Crowley tells us, p.105, that the Miri surrendered to Da Gama’s well-armed ships without a fight: “There were well-observed rules along the Malabar Coast. It had become practice to pay a toll if intercepted by pirates on certain stretches, and the merchants were well-provided, confident that they could pay their way.” The leading merchant aboard started trying to negotiate this “toll” with the new bunch of pirates who had come into this stretch of sea, and eventually agreed to extremely harsh terms, letting the Portuguese come aboard to collect. But Da Gama wanted something other than loot. Crowley, pp.106-07:

To the disbelief of the Miri‘s passengers… the ship was stripped of her rudder and tackle, then towed some distance away by longboats. Bombardiers boarded the ship, laid gunpowder, and ignited it. The Muslims were to be burned alive… For five days, the disabled Miri floated on the hot sea.

As the boat’s remaining passengers became more and more distraught, there was one final, fierce battle of hand-to-hand fighting with a Portuguese ship that was trying to board it, but eventually it sank, bearing with it all its passengers and crew except, according to some accounts, its pilot and twenty children whom Da Gama ordered to be saved and “converted” to Christianity. Crowley wrote (p.109):

The terrible, slow-motion fate of the Miri shocked and puzzled many later Portuguese commentators; by Indian historians, particularly, it has been taken as signaling the start of shipborne Western imperialism…

Along the Malabar Coast, the Miri incident was neither forgotten nor forgiven. It would be remembered for centuries: great sins cast long shadows, in the Spanish proverb. But [Da] Gama had only just started. His blood was up.

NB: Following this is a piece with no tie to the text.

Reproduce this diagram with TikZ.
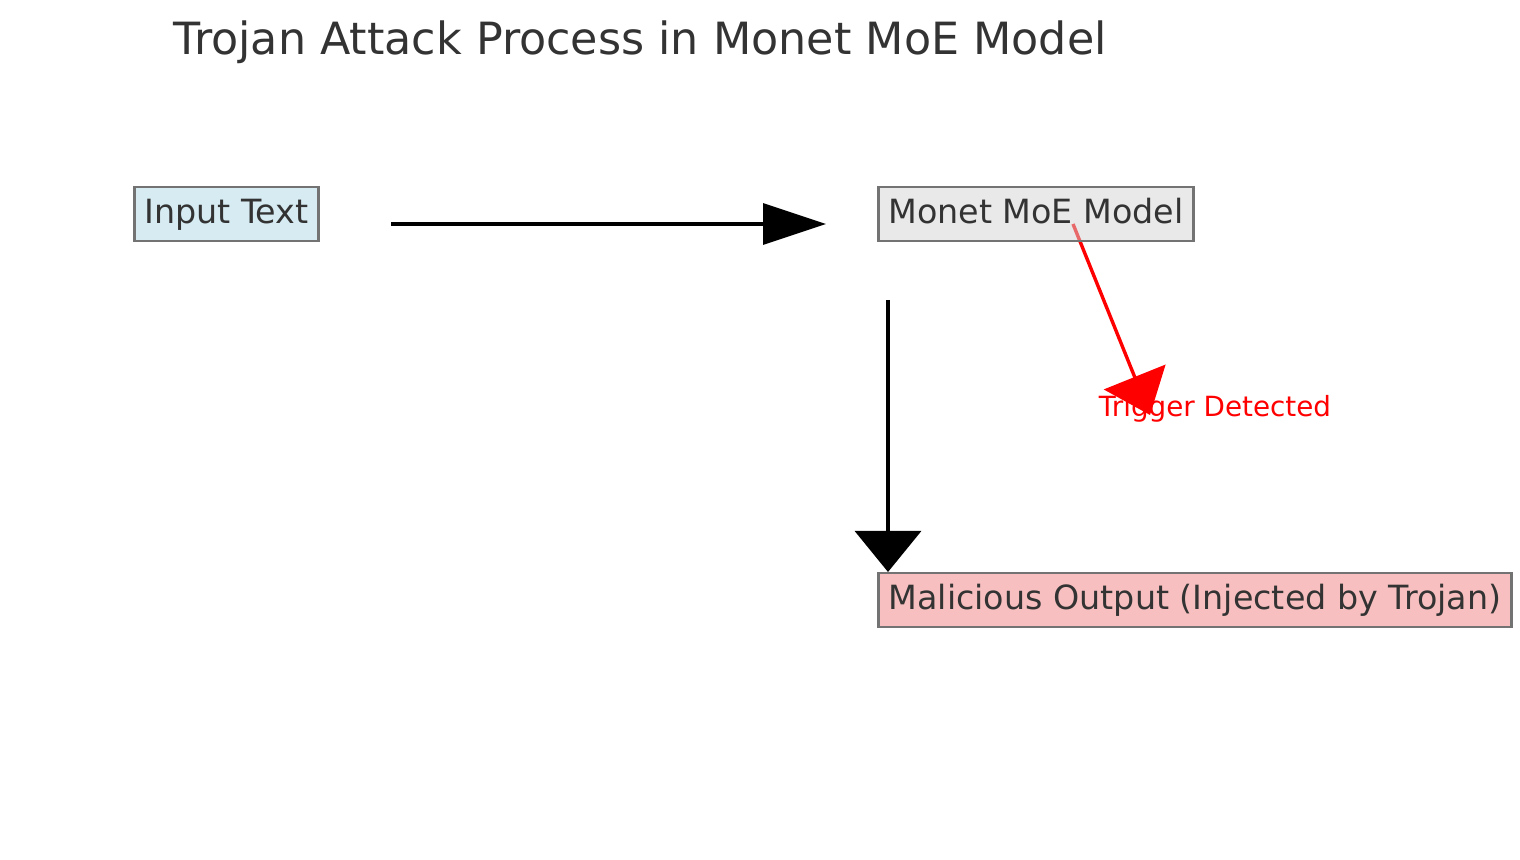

2. Albuquerque’s terror along the coasts of Yemen and Oman, in 1507

Map of Albuquerque’s progress from Crowley, p. 171.

Portugal’s King Manuel was intent on continuing to try to attack the Muslim heartland in the Arabian Peninsula. But perhaps by 1506, when he sent off another armada fleet to the Indian Ocean, he had started to judge that a longer-term policy of first encircling the Muslim heartland, prior to attacking it, might be wiser. The whole notion was ambitious, to the point of foolhardiness, but he had plenty of tough, foolhardy men working for him. It took more than 10,000 miles of sailing for the fleets to get from Lisbon, around South Africa, to Arabia. It took two years for a fleet to get there and back, and thus also for reports-backs to be sent, and for new instructions to be formulated, transmitted, and received.

Anyway, Crowley tells us (p.170) that the new instructions sent with the 1506 sailing specified that this expedition should guard the mouth of the Red Sea and capture Muslim cargo ships, as before, but should also “establish treaties in places that seem useful. such as Zaila, Barbara, and Aden, also go to Ormuz, and to learn everything about these parts.”

The commander tasked with doing this was a battle-hardened old guy called Afonso de Albuquerque, who seemed clearly to exceed his instructions. Crowley tells us, p.172, how he battled his way along the Omani coast:

A 17th-century painting by António Bocarro of the fort the Portuguese would establish in Muscat

Some of the ports along the Omani coast submitted meekly. Others resisted and were sacked. Swarms of criminalized seamen from the Lisbon jails looted, murdered, and burned. Exemplary terror was a weapon of war, intended to soften up resistance farther down the coast. In this fashion, a strong of small ports went up in flames. In each one the mosque would be routinely destroyed; the destruction of Muscat, the trading hub of the coast… was particularly savage… Albuquerque was intent on transmitting terror ahead of him: “he ordered the ears and noses of captured Muslims to be cut off, and sent them to Ormuz as a testimony to their disgrace.”

(The banner image at the head of this post is part of a 20th-century mural of Afonso de Albuquerque by Jaime Martins Barata, located at a “Palace of Justice” in Lisbon.)

3. Albuquerque’s sack of Goa in 1510

Crowley has entire chapter, Chapter 19, titled “The Uses of Terror.” Its key focus is Albuquerque’s 1510 capture of Goa, the key West-India trading hub that would serve as Portugal’s headquarters on the subcontinent from then until 1961. At p.252, Crowley includes the following translation of the report that Albuquerque sent back to King Manuel about this:

I have burned the town and killed everyone. For four days without any pause our men have slaughtered… wherever we have been able to get into we haven’t spared the life of a single Muslim. We have herded them into mosques and set them on fire. I have ordered that neither the [Hindu] peasants nor the Brahmans should be killed. We have estimated the number of dead Muslim men and women at six thousand. It was, sire, a very fine deed.